I'm looking to build my own server for the fun of it and in order to learn about the process.

I will be setting up a LAMP stack on the server and use it as a back-end for my mobile application that has some 1000s of daily active users.

But I am completely clueless as to what determines the limits of my server. I see on many hosting providers' websites that they offer a fixed amount of concurrent users, like 20 or 100.

What are the reasons that determine the maximum number of concurrent users for a server ? Is it just dependent on the server's hardware, like available RAM? Does it have to do with code or software? What happens to users who try to access the server when the maximum limit has already been reached?

Your question is not really about any code issue, but since you asked...

I will be setting up a LAMP stack on the server and use it as a back-end for my mobile application that has some 1000s of daily active users.

If you care about the performance, you probably should use LEMP instead of LAMP.

But I am completely clueless as to what determines the limits of my server. I see on many hosting providers' websites that they offer a fixed amount of concurrent users, like 20 or 100.

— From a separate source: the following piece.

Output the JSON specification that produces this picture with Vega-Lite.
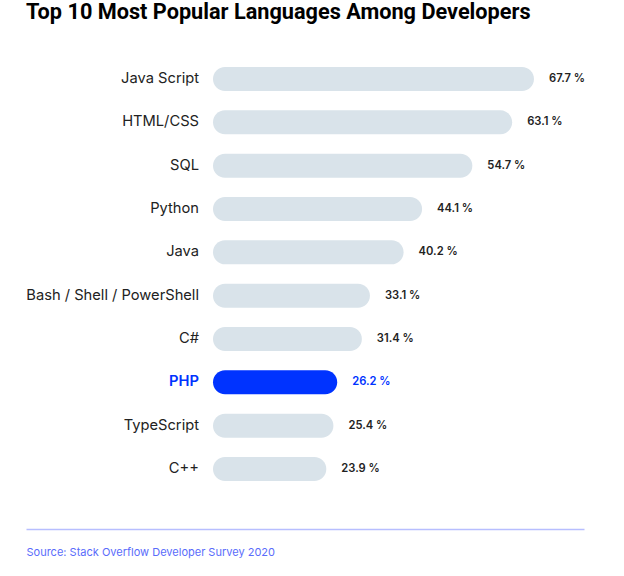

All servers you can buy can be divided into 3 simple groups:

  1. Shared hosting (you and 1000 other folks share the same server).
  2. VPS/VDS (the server is divided into N isolated parts and your resources are guaranteed: M CPU cores, K RAM, T GB HDD/SSD, S GB in/out traffic).
  3. Dedicated servers (you own everything).

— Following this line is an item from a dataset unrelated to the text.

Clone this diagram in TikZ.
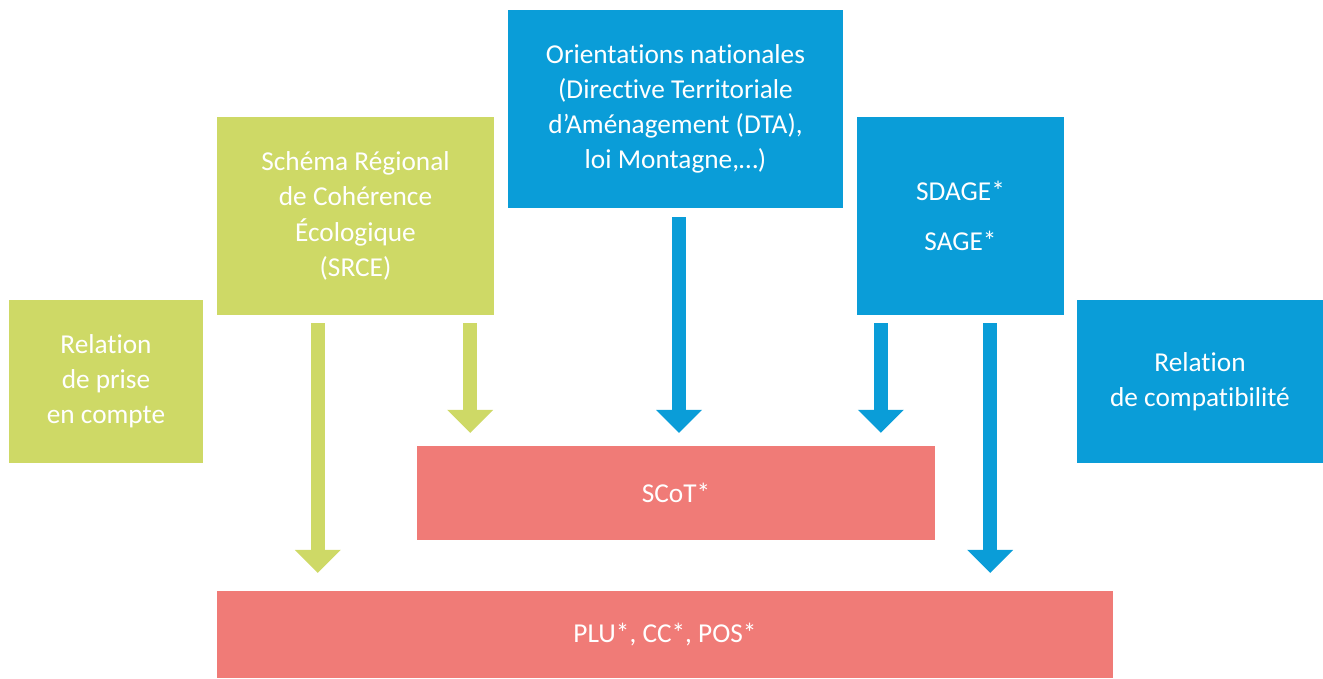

If you see any limitation like " X max connections" or " Y SQL queries per second", that means you talk about the shared hosting. You are not allowed to consume more than your limit, otherwise all clients of the same server may suffer from your website/service "popularity". Stick to the VPS/VDS at least if you don't want to hear about boring limitations, your only limitations will be cores, RAM, HDD space and traffic usage.

What happens to users who try to access the server when the maximum limit has already been reached?

Depends on your client's software configs and server's configs. The default behavior for most of clients (like browsers) is to wait until a specific timeout. The default behavior for most of webservers (Apache/Nginx) is to keep connections in a queue until the interpreter (PHP-CGI/PHP-FPM) would become available or die if a timeout is reached (whatever comes first). But that's configurable for each actor in that scheme from increasing the timeout to dropping the extra load immediately.

PS If you really want to test your server performance, you can always use a regression testing/benchmarking software or write your own (flood your own server with connections until it would die).